I was tagged by @snugglyducklingbrewhouse for this and I’m kind of obsessed with this idea! 
Rules: post the names of all the files in your WIP folder, regardless of how non-descriptive or ridiculous. send me an ask with the number that most intrigues you and i’ll post a snippet of it! 
To make things clear, I’m going to say the fandom and then the pairing or storyline
1. Journey to the Past (Queen/BoRhap | Joe Mazzello!Dimitri x Anastasia!Reader)
2. allegiance time travel thing (Allegiance | OC travels back in time to meet her grandparents)
3. annabelle dursley (Harry Potter | Dudley Dursley’s daughter discovers she’s a witch)

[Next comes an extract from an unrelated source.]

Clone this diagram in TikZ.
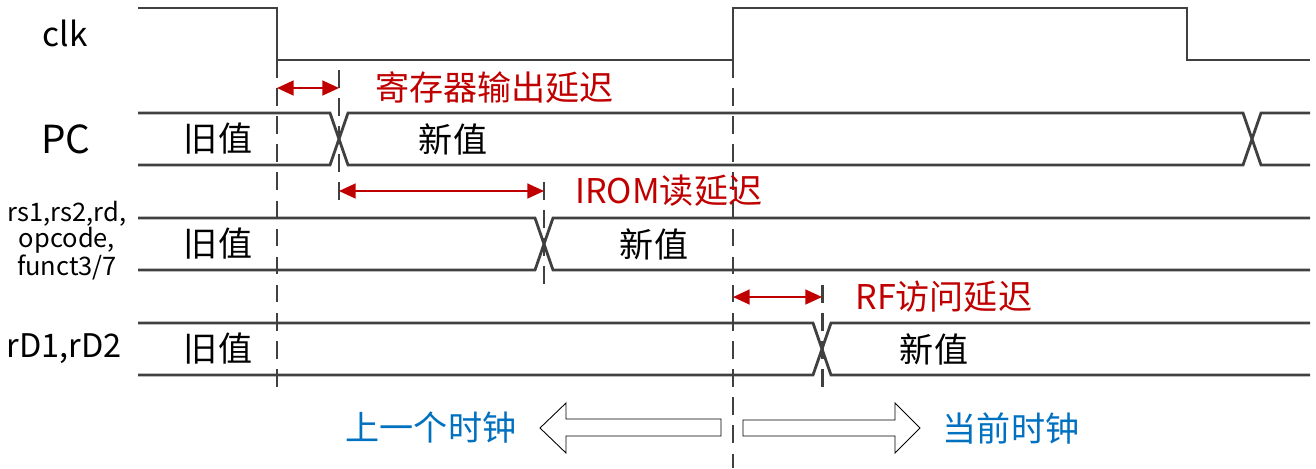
\documentclass[tikz,border=0pt]{standalone}
\usepackage{fontspec}
\setmainfont{Noto Sans CJK SC}
\usetikzlibrary{arrows.meta, positioning}
\definecolor{mysig}{RGB}{64,64,64}
\definecolor{myred}{RGB}{192,0,0}
\definecolor{myblue}{RGB}{0,112,192}
\tikzset{
  sig/.style={line width=1.6pt, color=mysig},
  guide/.style={line width=1.7pt, color=mysig, dash pattern=on 10pt off 6pt},
  delay/.style={{Triangle[length=9.5pt,width=8.5pt]}-{Triangle[length=9.5pt,width=8.5pt]},
    line width=1.1pt, color=myred},
  delaylabel/.style={anchor=west, inner sep=0pt, color=myred,
    font=\fontsize{19.4}{22}\selectfont},
  siglabel/.style={inner sep=0pt, font=\fontsize{22}{24}\selectfont},
  val/.style={inner sep=0pt, font=\fontsize{19.4}{22}\selectfont},
  period/.style={inner sep=0pt, color=myblue, font=\fontsize{19.4}{22}\selectfont},
  blockarrow/.style={draw=black, line width=0.5pt, fill=white}
}

\begin{document}
\begin{tikzpicture}[x=0.02cm, y=-0.02cm]
  \useasboundingbox (0,0) rectangle (1316,468);

  % Signal names
  \node[siglabel, font=\fontsize{19}{22}\selectfont] (clk) at (65,33) {clk};
  \node[siglabel] (pc) at (66,139) {PC};
  \node[siglabel, font=\fontsize{14.5}{14.8}\selectfont, align=center] (inst) at (67,241) {rs1,rs2,rd,\\opcode,\\funct3/7};
  \node[siglabel, font=\fontsize{18.5}{22}\selectfont] (rd) at (64,349) {rD1,rD2};

  % Clock
  \draw[sig] (138,8) -- (277,8) -- (277,60) -- (733,60) -- (733,8)
    -- (1187,8) -- (1187,60) -- (1310,60);

  % PC bus
  \draw[sig] (138,113) -- (330,113) -- (348,165) -- (1243,165) -- (1261,113) -- (1310,113);
  \draw[sig] (138,165) -- (330,165) -- (348,113) -- (1243,113) -- (1261,165) -- (1310,165);
  \node[val] (pcold) at (218,139) {旧值};
  \node[val] (pcnew) at (453,139) {新值};

  % Instruction fields bus
  \draw[sig] (138,218) -- (535,218) -- (553,270) -- (1310,270);
  \draw[sig] (138,270) -- (535,270) -- (553,218) -- (1310,218);
  \node[val] (instold) at (218,244) {旧值};
  \node[val] (instnew) at (654,244) {新值};

  % Register file outputs bus
  \draw[sig] (138,323) -- (813,323) -- (831,375) -- (1310,375);
  \draw[sig] (138,375) -- (813,375) -- (831,323) -- (1310,323);
  \node[val] (rdold) at (218,349) {旧值};
  \node[val] (rdnew) at (934,349) {新值};

  % Dashed guides
  \draw[guide] (277,60) -- (277,393);
  \draw[guide] (339,70) -- (339,200);
  \draw[guide] (544,182) -- (544,288);
  \draw[guide] (733,60) -- (733,468);
  \draw[guide] (822,285) -- (822,393);

  % Delay arrows
  \coordinate (regs) at (277,88);
  \coordinate (rege) at (339,88);
  \draw[delay] (regs) -- (rege);
  \node[delaylabel] (reglbl) at (375,88) {寄存器输出延迟};

  \coordinate (roms) at (339,191);
  \coordinate (rome) at (544,191);
  \draw[delay] (roms) -- (rome);
  \node[delaylabel] (romlbl) at (575,191) {IROM读延迟};

  \coordinate (rfs) at (733,297);
  \coordinate (rfe) at (822,297);
  \draw[delay] (rfs) -- (rfe);
  \node[delaylabel] (rflbl) at (855,297) {RF访问延迟};

  % Clock periods
  \draw[blockarrow] (540,428) -- (566,403) -- (566,419) -- (721,419)
    -- (721,436) -- (566,436) -- (566,453) -- cycle;
  \draw[blockarrow] (920,428) -- (895,403) -- (895,420) -- (743,420)
    -- (743,436) -- (895,436) -- (895,453) -- cycle;
  \node[period] (prev) at (431,428) {上一个时钟};
  \node[period] (curr) at (1011,428) {当前时钟};
\end{tikzpicture}
\end{document}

4. havana nights (Dirty Dancing: Havana Nights | Katey Miller x Javier Suarez)
5. Really, Really Up to No Good (Harry Potter | Marauders fic my sister and I have been writing for years, James x Lily, Sirius x Mary)
6. Sirius and Mary (Harry Potter | Sirius Black x Mary MacDonald)
7. A Royal Kidnapping (Lord of the Rings | OC x Eomer)
8. ehhhhhhh (Band of Brothers | Bull Randleman x girl in the barn)
9. Easy Company Bar and Restaurant (Band of Brothers | Restaurant AU)
10. kitty harry thing (Band of Brothers | Harry Welsh x Kitty Grogan)
11. Winters x Reader (Band of Brothers | Dick Winters x Reader)
Sorry there’s only one in this fandom lol
I’m gonna tag @crazylittlethingcalledobsession and @killerqueenunderpressure and any other writer who feels up to it! If you need some motivation, go for it!